Dustin pressed the button. The body jumped on the table, then lay still. Dustin frowned. He pressed the button again. Another jump, followed by stillness. Dustin peeled an eyelid up while feeling for a pulse with his free hand, then rubbed hard on the sternum. No response.
“Well, looks like we’re headed to the ER,” Steve said.
Dustin glared over at him. “No. This is going to work. One more try.” He slathered a bunch of the black goop over the electrodes attached to the body, took a deep breath, and depressed the button for a final time.

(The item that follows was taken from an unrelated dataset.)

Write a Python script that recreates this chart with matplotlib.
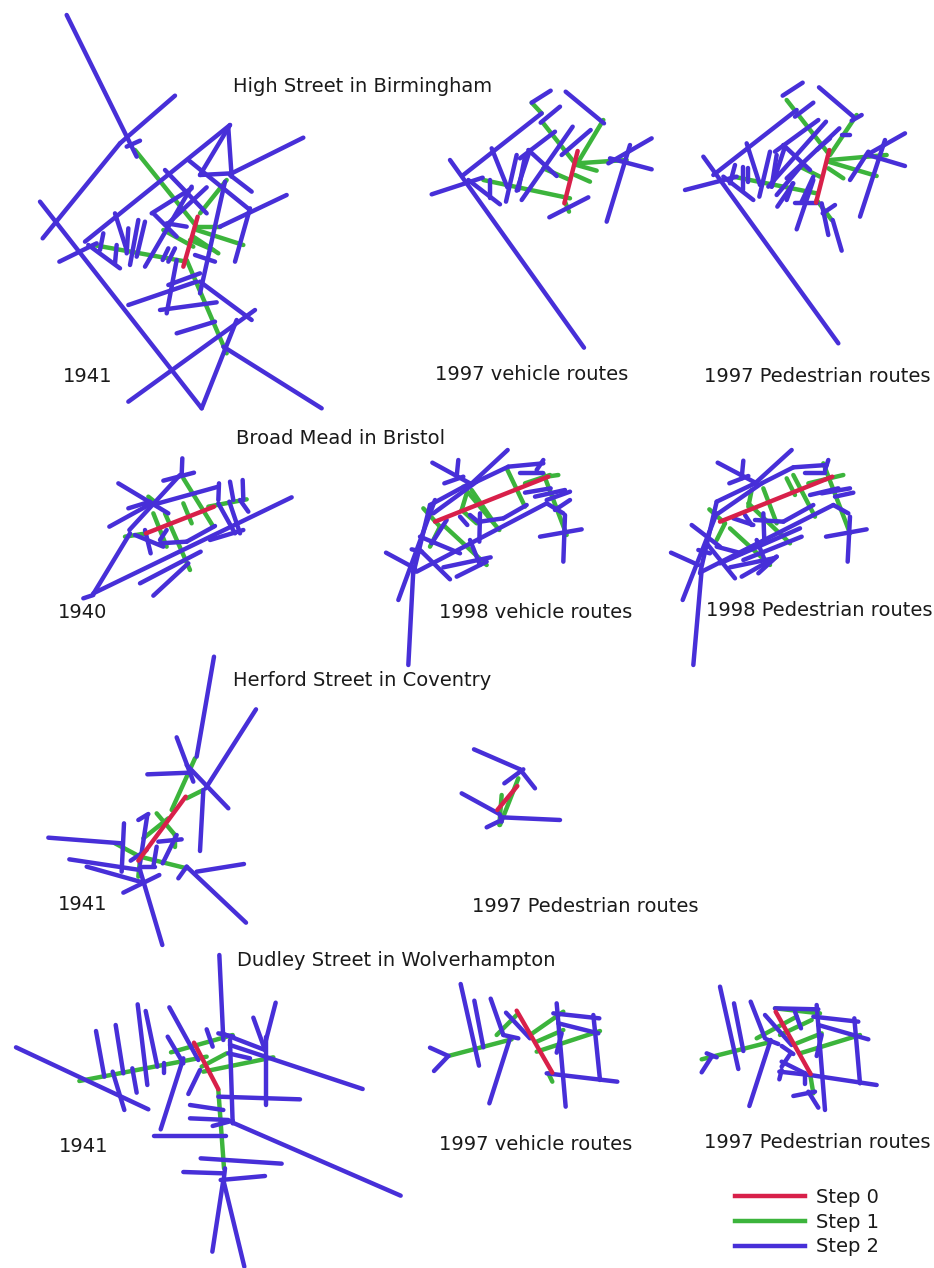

This time, Steve could see the electricity as it coursed through the body, fine trails of white light zipping through the skin. The body shook violently for much longer than it should have as a low hum filled the air around them. Steve smelled burning hair as smoke rose from the body’s head.
Finally, the shaking and the lights stopped, and the body lay still. Dustin stared at it in wonder. Steve watched through the phone’s camera as the chest rose and fell.
Dustin turned to Steve with a wide grin. “It’s alive!” he yelled.
The body sat up at the sound of Dustin’s voice, opened its eyes, and roared. Dustin couldn’t take a hint, but when had he ever? He stayed right where he was, staring at the body with glee, until it grabbed him by the throat and started to shake him like a ragdoll.